Welcome to the fourth in my Alaskan Adventures series! Previously, I have explored some of my newly found adventures whether the Mendenhall Glacier to hiking many of the hundreds of miles of trails just around Juneau to last week’s July Fourth parade and fireworks. This post I gear towards Alaskan wildlife. I have to say that just like those commercials that come across the television when there is a severe weather warning or watch in effect, the same goes for Alaska. The Wildlife Watch is in effect.

Over the past month, I have been privledged to witness some animals for my first time ever. Others I have witnessed in captivity from the audience of SeaWorld or outside of a cage at numerous zoos, but never in the wild. As I’ve said before, Alaska is an animal or nature lover’s paradise. It is really nature of all forms on steroids. Everything from the forest with floor to ceiling moss to trails full of animal surprises on foot and air. And, that’s not to mention what lies in the waters coming from the depths of the Pacific through the Gastineau Channel and onto other fertile waters to feed, spawn, and more.

From the picture, you can see that I have already spotted an Alaskan black bear. This I stumbled upon during my daily run to the Tongass National Forest. It was rustling in the grass as I was stretching. It is my suspicion that the young bear was probably hunting the waters off the Mendenhall Glacier for some of the first salmon spawning as it is is early in that season and yet too early for wild berries because of the very wet, cool summer. Never before had I seen a bear in the wild. With many stories from locals and repeat summer visitors or tourism workers, I know that I will probably have many more run-ins with both black and brown bears as when the spawning and berry season start to peak, it is known the bears come out in full force.

Although I do not have a picture as of yet. I have had many accounts with porcupines on the trails, both small, cute baby porcupines like a squirrel in a costume to a porcupine the size of a medium sized dog. Without much contact with porcupines before, I didn’t know if I should be afraid, cautious, both, or neither. I chose to be cautious. I figure why upset a wild animal with spines. Apparently, they are large rodents that have the spines for attacks by predators, but I wasn’t taking any chances.
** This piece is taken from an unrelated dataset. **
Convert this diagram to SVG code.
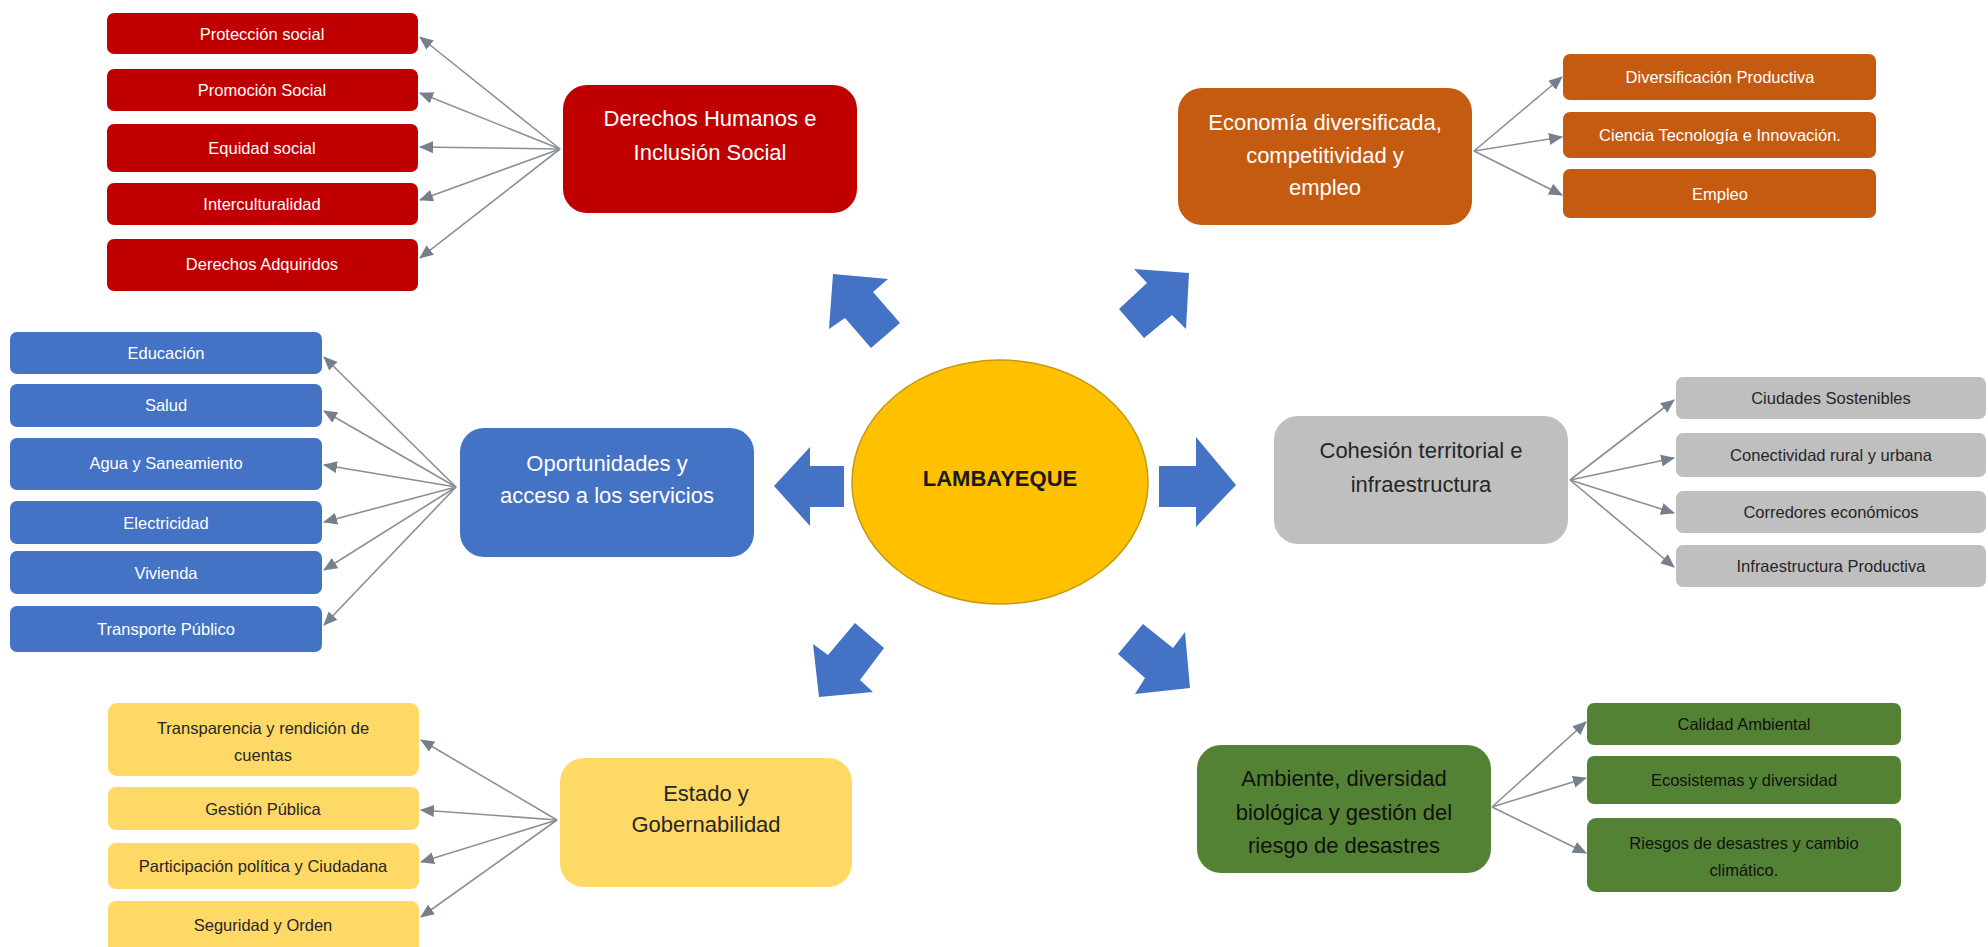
<svg xmlns="http://www.w3.org/2000/svg" width="1988" height="947" viewBox="0 0 1988 947">
<defs>
<style>
.main{font-family:"Liberation Sans",Arial,sans-serif;font-size:22px;text-anchor:middle;dominant-baseline:central}
.sub{font-family:"Liberation Sans",Arial,sans-serif;font-size:16.5px;text-anchor:middle;dominant-baseline:central}
.w{fill:#ffffff}
.d{fill:#262626}
.k{fill:#111111}
.red{fill:#C00000}
.org{fill:#C55A11}
.blu{fill:#4472C4}
.gry{fill:#BFBFBF}
.yel{fill:#FFD966}
.grn{fill:#548235}
.conn line{stroke:#8A8F96;stroke-width:1.6;marker-end:url(#ah)}
.big{fill:#4472C4}
</style>
<marker id="ah" markerUnits="userSpaceOnUse" markerWidth="14" markerHeight="12" refX="13" refY="6" orient="auto">
<path d="M0,0 L14,6 L0,12 z" fill="#76808C"/>
</marker>
</defs>
<rect width="1988" height="947" fill="#ffffff"/>

<g id="center">
<ellipse cx="1000" cy="482" rx="148" ry="122" fill="#FFC000" stroke="#C49A10" stroke-width="1.5"/>
<text x="1000" y="478" font-family="'Liberation Sans',Arial,sans-serif" font-size="22" font-weight="bold" text-anchor="middle" dominant-baseline="central" fill="#1a1a1a">LAMBAYEQUE</text>
</g>

<g id="big-arrows">
<polygon class="big" points="833,274 888,279 873,292 900,323 871,348 845,318 829,329"/>
<polygon class="big" points="1189,273 1134,269 1147,283 1119,309 1144,338 1172,315 1186,329"/>
<polygon class="big" points="819,697 813,644 828,655 855,623 884,648 860,680 873,692"/>
<polygon class="big" points="1190,688 1135,694 1145,678 1118,654 1143,624 1173,648 1185,632"/>
<polygon class="big" points="774,486 810,447 810,466 844,466 844,507 810,507 810,526"/>
<polygon class="big" points="1236,485 1196,437 1196,466 1159,466 1159,507 1196,507 1196,527"/>
</g>

<g id="connectors" class="conn">
<line x1="560" y1="149" x2="420" y2="37"/>
<line x1="560" y1="149" x2="420" y2="93"/>
<line x1="560" y1="149" x2="420" y2="147"/>
<line x1="560" y1="149" x2="420" y2="200"/>
<line x1="560" y1="149" x2="420" y2="258"/>
<line x1="1474" y1="151" x2="1562" y2="77"/>
<line x1="1474" y1="151" x2="1562" y2="137"/>
<line x1="1474" y1="151" x2="1562" y2="195"/>
<line x1="456" y1="487" x2="324" y2="357"/>
<line x1="456" y1="487" x2="324" y2="411"/>
<line x1="456" y1="487" x2="324" y2="465"/>
<line x1="456" y1="487" x2="324" y2="522"/>
<line x1="456" y1="487" x2="324" y2="570"/>
<line x1="456" y1="487" x2="324" y2="625"/>
<line x1="1570" y1="480" x2="1674" y2="400"/>
<line x1="1570" y1="480" x2="1674" y2="458"/>
<line x1="1570" y1="480" x2="1674" y2="513"/>
<line x1="1570" y1="480" x2="1674" y2="567"/>
<line x1="557" y1="820" x2="421" y2="740"/>
<line x1="557" y1="820" x2="421" y2="810"/>
<line x1="557" y1="820" x2="421" y2="862"/>
<line x1="557" y1="820" x2="421" y2="917"/>
<line x1="1492" y1="807" x2="1586" y2="722"/>
<line x1="1492" y1="807" x2="1586" y2="778"/>
<line x1="1492" y1="807" x2="1586" y2="853"/>
</g>

<g id="derechos">
<rect class="red" x="563" y="85" width="294" height="128" rx="24"/>
<text class="main w" x="710" y="118">Derechos Humanos e</text>
<text class="main w" x="710" y="152">Inclusión Social</text>
</g>
<g id="derechos-items">
<rect class="red" x="107" y="13" width="311" height="41" rx="7"/><text class="sub w" x="262" y="34">Protección social</text>
<rect class="red" x="107" y="69" width="311" height="42" rx="7"/><text class="sub w" x="262" y="90">Promoción Social</text>
<rect class="red" x="107" y="124" width="311" height="48" rx="7"/><text class="sub w" x="262" y="148">Equidad social</text>
<rect class="red" x="107" y="183" width="311" height="42" rx="7"/><text class="sub w" x="262" y="204">Interculturalidad</text>
<rect class="red" x="107" y="239" width="311" height="52" rx="7"/><text class="sub w" x="262" y="264">Derechos Adquiridos</text>
</g>

<g id="economia">
<rect class="org" x="1178" y="88" width="294" height="137" rx="24"/>
<text class="main w" x="1325" y="122">Economía diversificada,</text>
<text class="main w" x="1325" y="155">competitividad y</text>
<text class="main w" x="1325" y="187">empleo</text>
</g>
<g id="economia-items">
<rect class="org" x="1563" y="54" width="313" height="46" rx="7"/><text class="sub w" x="1720" y="77">Diversificación Productiva</text>
<rect class="org" x="1563" y="112" width="313" height="46" rx="7"/><text class="sub w" x="1720" y="135">Ciencia Tecnología e Innovación.</text>
<rect class="org" x="1563" y="169" width="313" height="49" rx="7"/><text class="sub w" x="1720" y="194">Empleo</text>
</g>

<g id="oportunidades">
<rect class="blu" x="460" y="428" width="294" height="129" rx="24"/>
<text class="main w" x="607" y="463">Oportunidades y</text>
<text class="main w" x="607" y="495">acceso a los servicios</text>
</g>
<g id="oportunidades-items">
<rect class="blu" x="10" y="332" width="312" height="42" rx="7"/><text class="sub w" x="166" y="353">Educación</text>
<rect class="blu" x="10" y="384" width="312" height="43" rx="7"/><text class="sub w" x="166" y="405">Salud</text>
<rect class="blu" x="10" y="438" width="312" height="52" rx="7"/><text class="sub w" x="166" y="463">Agua y Saneamiento</text>
<rect class="blu" x="10" y="501" width="312" height="43" rx="7"/><text class="sub w" x="166" y="523">Electricidad</text>
<rect class="blu" x="10" y="551" width="312" height="43" rx="7"/><text class="sub w" x="166" y="573">Vivienda</text>
<rect class="blu" x="10" y="606" width="312" height="46" rx="7"/><text class="sub w" x="166" y="629">Transporte Público</text>
</g>

<g id="cohesion">
<rect class="gry" x="1274" y="416" width="294" height="128" rx="24"/>
<text class="main d" x="1421" y="450">Cohesión territorial e</text>
<text class="main d" x="1421" y="484">infraestructura</text>
</g>
<g id="cohesion-items">
<rect class="gry" x="1676" y="377" width="310" height="42" rx="7"/><text class="sub d" x="1831" y="398">Ciudades Sostenibles</text>
<rect class="gry" x="1676" y="433" width="310" height="44" rx="7"/><text class="sub d" x="1831" y="455">Conectividad rural y urbana</text>
<rect class="gry" x="1676" y="491" width="310" height="42" rx="7"/><text class="sub d" x="1831" y="512">Corredores económicos</text>
<rect class="gry" x="1676" y="545" width="310" height="42" rx="7"/><text class="sub d" x="1831" y="566">Infraestructura Productiva</text>
</g>

<g id="estado">
<rect class="yel" x="560" y="758" width="292" height="129" rx="24"/>
<text class="main d" x="706" y="793">Estado y</text>
<text class="main d" x="706" y="824">Gobernabilidad</text>
</g>
<g id="estado-items">
<rect class="yel" x="108" y="703" width="311" height="73" rx="9"/><text class="sub d" x="263" y="728">Transparencia y rendición de</text><text class="sub d" x="263" y="755">cuentas</text>
<rect class="yel" x="108" y="787" width="311" height="43" rx="8"/><text class="sub d" x="263" y="809">Gestión Pública</text>
<rect class="yel" x="108" y="843" width="311" height="46" rx="8"/><text class="sub d" x="263" y="866">Participación política y Ciudadana</text>
<rect class="yel" x="108" y="901" width="311" height="56" rx="8"/><text class="sub d" x="263" y="925">Seguridad y Orden</text>
</g>

<g id="ambiente">
<rect class="grn" x="1197" y="745" width="294" height="128" rx="24"/>
<text class="main k" x="1344" y="778">Ambiente, diversidad</text>
<text class="main k" x="1344" y="812">biológica y gestión del</text>
<text class="main k" x="1344" y="845">riesgo de desastres</text>
</g>
<g id="ambiente-items">
<rect class="grn" x="1587" y="703" width="314" height="42" rx="7"/><text class="sub k" x="1744" y="724">Calidad Ambiental</text>
<rect class="grn" x="1587" y="756" width="314" height="48" rx="7"/><text class="sub k" x="1744" y="780">Ecosistemas y diversidad</text>
<rect class="grn" x="1587" y="818" width="314" height="74" rx="9"/><text class="sub k" x="1744" y="843">Riesgos de desastres y cambio</text><text class="sub k" x="1744" y="870">climático.</text>
</g>
</svg>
Also, not documented in this post, but certainly worth mentioning are the abundance of bald eagles. As the salmon season is beginning, the streams are lined with both young, brown bald eagles not yet with the white head as well as their parents with wingspans upwards to eight feet. Having seen bald eagles both in the wild and in captivity, it is still equally amazing to see dozens if not more of these rare birds without trying. In my daily errands, bike rides, or walks, it is evident that Alaska is bald eagle territory. Additionally, I can understand the reasoning behind the selection of the majestic bald eagle as the U.S. National Bird.

In conclusion to my Wildlife Watch (up to this point), I wanted to take you to the water. Just a short drive or bike ride from Juneau’s downtown and Mendenhall Valley is Auke Bay, which is a great entry point to the many islands, fertile waters of Lynn Canal and Favorite Channel. It is here that I took a whale watching evening cruise with Allen Marine on a very typical, Southeast Alaskan evening with cloudy skies, winds, and light rain. Prepared with rain pants and raincoat, I was amazed how quickly and how many marine wildlife came out of the woodwork or better said the waterworks. Not only were salmon jumping out of the water, but dozens of Stellar sea lions were seen. Then all of a sudden a pod of killer whales was spotted. Just like a kid, giddy with my mouth wide open with amazement, there swam by not one or two, but fifteen killer whales. They were rather easy to follow with my eyes because of their prominent dorsal fin. They also were quite playful with one breaching out of the water for all of us to attempt to capture via film, but I was unsuccessful. As if seeing a pod of fifteen killer whales wasn’t already a story tell home about, but then the captain and crew spotted a blowhole of a humpback. It turned out to be a mother and a calf. A tad more difficult to follow because its dorsal fin is much smaller and less prominent as well as longer down times beneath the surface, I was pleased to not only see the mother and calf, but roughly about five in total. One flirtacious humpback gave the boat a full wave of its fluke. It was just spectacular. View the video of various whale spotings below or click here.


So in one month, I have seen countless bald eagles, ran into a black bear, cautiously avoided various porcupines, passed dozens of sea lions, saw a family of roughly five humpbacks, and an amazing pod of fifteen killer whales (orca). I can’t wait to be surprised by more of Alaska’s beauty and wildlife.